John Means forced his way into the Orioles rotation by pitching well in relief. Several other pitchers will have a chance to follow his lead this year in Baltimore.

Baltimore Orioles v Chicago White Sox Photo by Nuccio DiNuzzo/Getty Images

The Orioles current crop of starting pitchers leaves a lot to be desired. Starters have failed to work deep into games, and are surrendering home runs at a record setting pace. The struggles on the mound have hardly come as a surprise, but the arms have failed to meet even realistic expectations thus far.

Alex Cobb has already made multiple trips to the Injured List, and has not had an opportunity to replicate his promising second half in 2018. Nate Karns has been hurt, Dylan Bundy is still giving up home runs at an alarming rate, and Dan Straily has been, well, Dan Straily.

You all know this. If you’re taking the time to read this, you’ve probably watched the Orioles enough to know that there is no ace up their sleeve or in their rotation. You likely know that Baltimore’s bullpen has pitched the most innings of any team in the league, and that they have not fared much better.

John Means has been lauded as a pleasant surprise this year, and rightfully so. The lefty did not begin the season in the Orioles rotation, but forced his way into the conversation and eventually became a fixture. Means currently holds a 3-3 record with a 2.81 ERA. He’s started four of the eight games he’s pitched.

Means, who broke camp this year with the Orioles as a reliever, made his first start for Baltimore on April 9. He only pitched 3.1 innings, but allowed five runs. Only one of the five runs were earned, and Means settled in after that. In his next three starts, Means worked five innings in all three contests.
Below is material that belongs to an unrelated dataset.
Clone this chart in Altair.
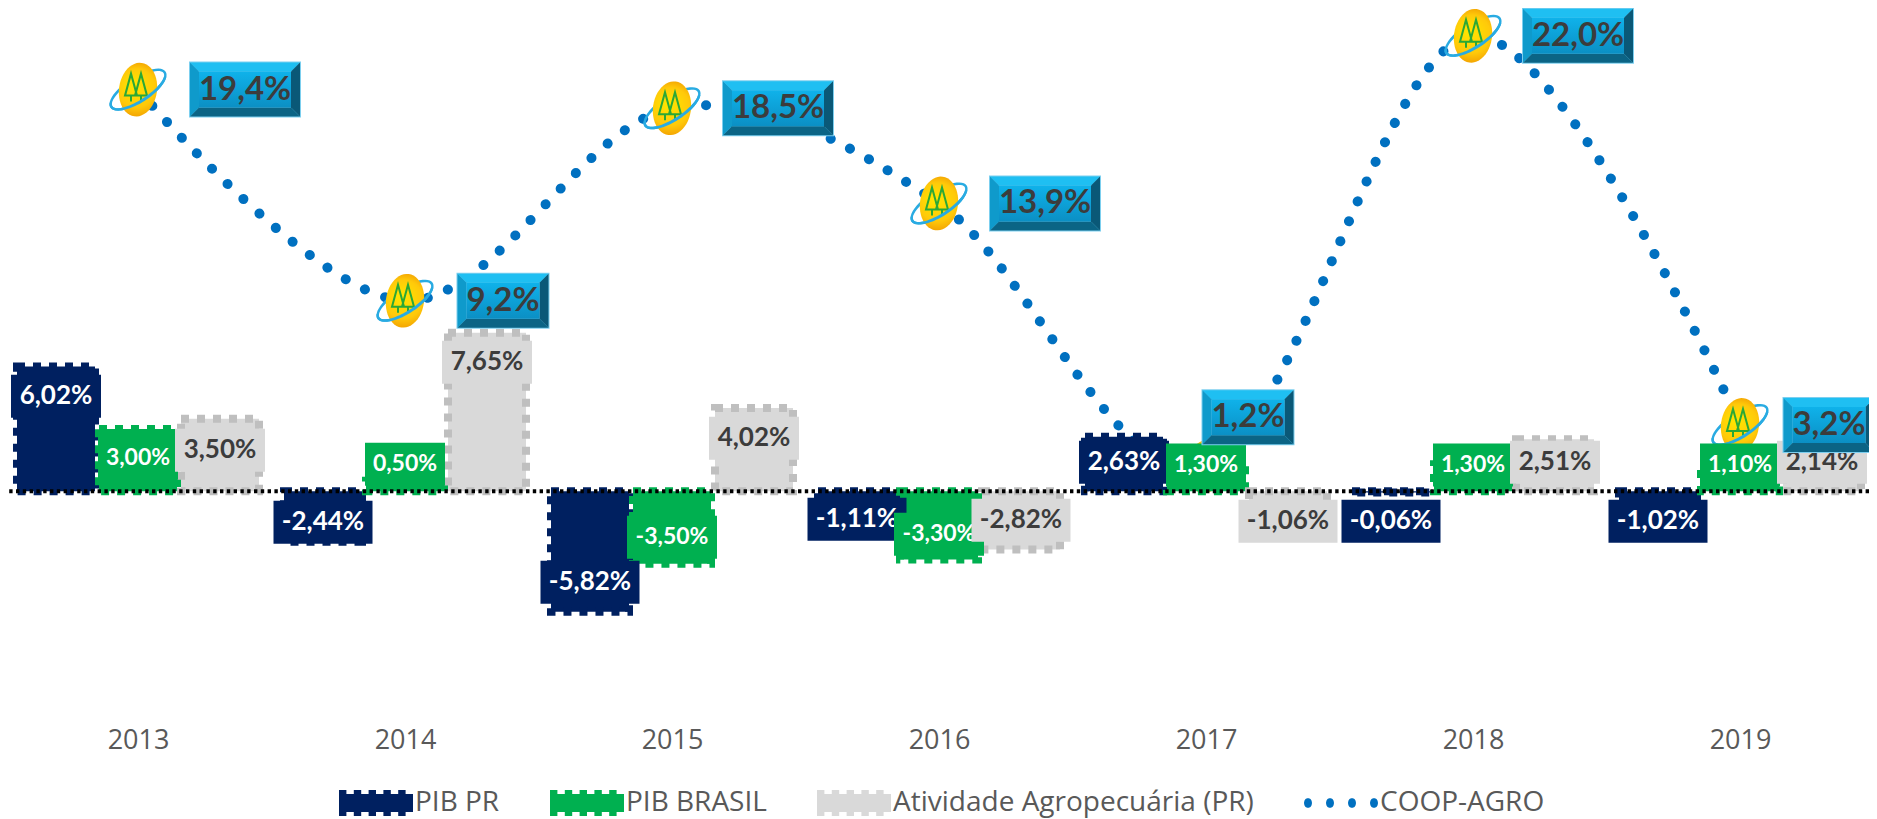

He took a tough loss in a shutout against Boston April 14, before picking up his third win of the year April 24 against Chicago.

Means came back down to earth his last time out against the White Sox. He doubled his earned run total on the season by allowing four runs on six hits. The lefty surrendered two home runs in a game for the first time, and struck out only two batters. And that’s okay.

Means faced the same team that he pitched against only five days prior. The rookie from Olathe, Kansas, must learn the cat-and-mouse adjustments that come from facing a team back-to-back, just like he’s learning how to face a lineup multiple times in one game. This year is all about development, and Means will hit a few bumps in the road this year.

That being said, Means has provided a template for young pitchers in the Orioles organization to follow. Some thought he may have only made the Opening Day roster because he was left handed, but he took advantage of every opportunity that came his way. He’s currently the only starter worth getting excited about, and that’s not just because he’s the new kid in town.

The Orioles showed with Means that a player does not need to be stretched out in the minors to join the rotation. Manager Brandon Hyde originally said the Orioles would shift Means back and forth from the ‘pen and the rotation, but the other starters haven’t left him much of a choice. Means threw over 90 pitches in his last two starts, so a sixth inning was out of the question, but a quality start seems to be the next step for the former West Virginia Mountaineer.

So who could follow in Means’s footsteps? The Orioles recalled Yefry Ramirez earlier this week and stashed him in the bullpen. Ramirez did not allow a run in his first three starts at Triple-A Norfolk, before giving up three in his final start for the Tides. He did strike out nine batters in his last start at Norfolk.

Ramirez, who flashed potential with the Orioles last season but ultimately struggled in 12 starts, tossed 1.1 relief innings Monday night. With two on, two out, and one of the hottest hitters at the plate in Tim Anderson, Ramirez came up with a big 3-2 pitch. Anderson popped a ball into foul territory, but Hanser Alberto dropped the third out. Ramirez showed great poise, buckled down, and struck out Anderson with the very next pitch.

Obviously one inning doesn’t put a guy in the same conversation as Means, but Ramirez could benefit from the new faces in the Orioles clubhouse. He also was the only starter pitching well at Norfolk so far this year. Keegan Akin and Josh Rogers could both use a little more seasoning, but could find their way to Baltimore at some point this year. Luis Ortiz did not make an appearance during his one-day stay on the 25-man roster.

Gabriel Ynoa could also be a candidate to follow in Means’s footsteps. The 25-year-old has only allowed one run in three relief appearances this season. Ynoa made his first appearance for the Orioles on April 22, and worked 3.1 innings his last time out. He keeps the ball on the ground, and appears ready to take a step forward. He appeared in nine games for Baltimore in 2017. He started four, and finished with a 2-3 record and a 4.15 ERA.

The majority of the Orioles top pitching prospects are still a few years away from contributing at the Major League level. While this fits the timeline of the club’s long term rebuild, there’s still a season to be played this year. While DL Hall, Grayson Rodriguez and Zac Lowther continue to develop, guys like Ramirez and Ynoa must fill the gaps. Akin and Rogers should get a look at some point, and they’ll all look to follow Means’s lead.